Finance ministers and heads of state set similar goals at last year's summit in London, and the year before in Houston, yet real economic growth among the G-7 is crawling at under 2 percent and unemployment is growing. Roughly 23 million people are jobless today in the G-7 countries compared to 18 million in 1990.

Although concerned by stubbornly slow growth, summit participants tried to point out that some progress has been made in the last two years. For example, the average rate of inflation in G-7 countries is expected to decline to about 3.5 percent this year.

Further, the US has moved to revive its economy, with the Federal Reserve dropping its discount rate a half a point last week to 3 percent - the lowest discount rate in 29 years.

The G-7 leaders also supported recent steps taken by Germany and Italy to control their budget deficits, and welcomed Japan's newly announced five-year plan to stimulate its economy and open its markets.

German Finance Minister Theo Waigel won Cabinet approval last week for his 1993 "austerity" budget, which was put to the Cabinet two weeks early to show good faith to the G-7. Usually a model of fiscal responsibility, Germany in May was battling a 4.6-percent rate of inflation and has seen the public deficit balloon because of the costs of reunification.

Mr. Waigel's budget limits overall spending to a 2.5 percent nominal growth rate, well below current inflation, and cuts the government's net borrowing requirements by 2.5 billion deutsche marks ($1.58 billion).

Italy's new government is also promising fiscal responsibility. Italian Prime Minister Giuliano Amato has spent much of the time here in Munich explaining his plan to fight inflation and his budget deficit. He wants to slash 30 trillion lire ($26.1 billion) from the deficit through a combination of tax increases and spending cuts.

At past summits much has been made of the need to coordinate low interest rates among the G-7 in order to stimulate economic growth. Germany, especially, has been criticized on this point.

But at this summit, what's being nicknamed the "Sinatra Doctrine" is taking over. Countries are saying they will handle their problems their way - and they aren't meeting much resistance from their partners.

In the case of Germany, summit participants acknowledged that high interest rates there are being applied to bring inflation under control. Lower inflation should pave the way for lower interest rates in the long term.

"The timing may be a little different, but the overall thrust of policy [among the G-7] remains the same," said Canadian Finance Minister Don Mazankowski.

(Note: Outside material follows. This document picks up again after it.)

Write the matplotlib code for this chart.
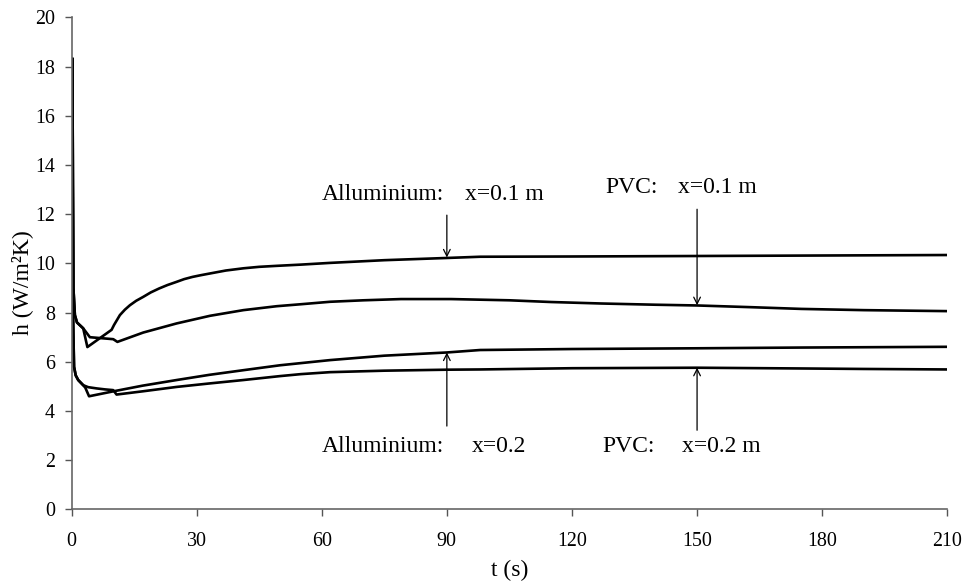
import matplotlib
matplotlib.use("Agg")
import matplotlib.pyplot as plt

# h(t) readings, W/m2K against seconds
t_alu_01 = [0.2, 0.45, 0.8, 1.3, 2.8, 3.8, 9.6, 10.2, 11.6, 12.8, 14, 15.5, 17.2, 19, 21, 23, 25.2,
            27, 29, 31, 33.2, 37, 41.2, 45, 49.2, 55, 62, 75, 90, 98, 120, 150, 180, 210]
h_alu_01 = [18.3, 9.0, 7.9, 7.6, 7.36, 6.6, 7.3, 7.5, 7.9, 8.12, 8.3, 8.48, 8.64, 8.82, 8.98, 9.12, 9.25,
            9.36, 9.45, 9.52, 9.59, 9.71, 9.8, 9.86, 9.9, 9.95, 10.02, 10.13, 10.22, 10.27, 10.28, 10.3, 10.32, 10.34]

t_pvc_01 = [0.2, 0.45, 0.8, 1.3, 2.8, 4.4, 10, 11, 17.2, 25.2, 33.2, 41.2, 49.2, 55, 62,
            70, 79, 91, 105, 115, 127, 140, 150, 163, 175, 190, 210]
h_pvc_01 = [18.3, 9.0, 7.9, 7.6, 7.36, 7.0, 6.92, 6.81, 7.19, 7.56, 7.87, 8.1, 8.26, 8.34, 8.44,
            8.5, 8.55, 8.55, 8.5, 8.43, 8.37, 8.32, 8.29, 8.22, 8.15, 8.1, 8.06]

t_alu_02 = [0.2, 0.35, 0.6, 1.0, 1.6, 2.8, 3.3, 4.2, 10, 17, 25.2, 33, 41.2, 50, 62,
            75, 90, 98, 120, 150, 175, 210]
h_alu_02 = [18.3, 8.0, 5.8, 5.45, 5.26, 5.05, 4.95, 4.6, 4.8, 5.03, 5.26, 5.47, 5.66, 5.86, 6.07,
            6.25, 6.38, 6.48, 6.52, 6.55, 6.58, 6.61]

t_pvc_02 = [0.2, 0.35, 0.6, 1.0, 1.6, 2.8, 4, 6, 8, 10, 10.8, 17, 25.2, 33, 41.2, 50, 55, 62,
            75, 90, 98, 120, 150, 175, 190, 210]
h_pvc_02 = [18.3, 8.0, 5.8, 5.45, 5.26, 5.05, 4.97, 4.92, 4.88, 4.85, 4.67, 4.8, 4.98, 5.12, 5.26, 5.42, 5.5, 5.58,
            5.64, 5.68, 5.69, 5.74, 5.76, 5.73, 5.71, 5.69]

x_ticks = [0, 30, 60, 90, 120, 150, 180, 210]
y_ticks = [0, 2, 4, 6, 8, 10, 12, 14, 16, 18, 20]

plt.rcParams['font.family'] = ['Liberation Serif', 'DejaVu Serif']

fig = plt.figure(figsize=(9.68, 5.84), dpi=100)
ax = fig.add_axes([0.0739, 0.1276, 0.9047, 0.8428])

for t, h in [(t_alu_01, h_alu_01), (t_pvc_01, h_pvc_01),
             (t_alu_02, h_alu_02), (t_pvc_02, h_pvc_02)]:
    ax.plot(t, h, color='black', lw=1.9, solid_joinstyle='round')

ax.set_xlim(0, 210)
ax.set_ylim(0, 20)
ax.set_xticks(x_ticks)
ax.set_yticks(y_ticks)
ax.tick_params(labelsize=14.4, direction='out', length=5, width=1, color='#555555')
ax.tick_params(axis='x', pad=11)
ax.tick_params(axis='y', pad=7)
for s in ['top', 'right']:
    ax.spines[s].set_visible(False)
for s in ['left', 'bottom']:
    ax.spines[s].set_color('#666666')
    ax.spines[s].set_linewidth(1.2)

ax.set_xlabel('t (s)', fontsize=17)
ax.xaxis.set_label_coords(0.5, -0.102)
ax.set_ylabel('h (W/m²K)', fontsize=17)
ax.yaxis.set_label_coords(-0.044, 0.46)

# (label, label x, second part, its x, text y, arrow x, arrow from y, arrow to y)
notes = [
    ('Alluminium:', 60, 'x=0.1 m', 94.3, 12.78, 90, 11.96, 10.24),
    ('PVC:', 128.1, 'x=0.1 m', 145.5, 13.09, 150, 12.2, 8.3),
    ('Alluminium:', 60, 'x=0.2', 95.9, 2.54, 90, 3.39, 6.38),
    ('PVC:', 127.4, 'x=0.2 m', 146.3, 2.57, 150, 3.22, 5.76),
]
for lab, lx, part, px, ty, axx, y0, y1 in notes:
    ax.text(lx, ty, lab, fontsize=17, va='center', ha='left')
    ax.text(px, ty, part, fontsize=17, va='center', ha='left')
    ax.annotate('', xy=(axx, y1), xytext=(axx, y0),
                arrowprops=dict(arrowstyle='->', lw=0.9, color='black',
                                shrinkA=0, shrinkB=0, mutation_scale=12))

fig.savefig('out.png', dpi=100)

Japan is also pledging action. Its trade surplus with the rest of the world is soaring to record levels and its trading partners are demanding a more open market in Japan. In Munich, the Japanese unveiled a five-year plan in which Tokyo will try to stimulate economic growth to 3.5 percent by increasing public spending. Hopefully, foreign businesses will get a piece of this pie, especially if Japan follows through and makes "further improvements in market access," as the plan states.

Time and again summit leaders stressed the need for a successful conclusion of the world trade talks, the General Agreement on Tariffs and Trade. The British on Monday put forward new proposals on GATT, but the optimism expressed at the beginning of the summit, that Munich could be the right place for a political breakthrough in the stalled talks, has faded.

"Is [a breakthrough] going to happen in the next three days? I don't think so. Is it going to happen by the end of this year? Maybe. Is it going to happen within the next year or so? Absolutely. It has to," said US Treasury Secretary Nicholas Brady.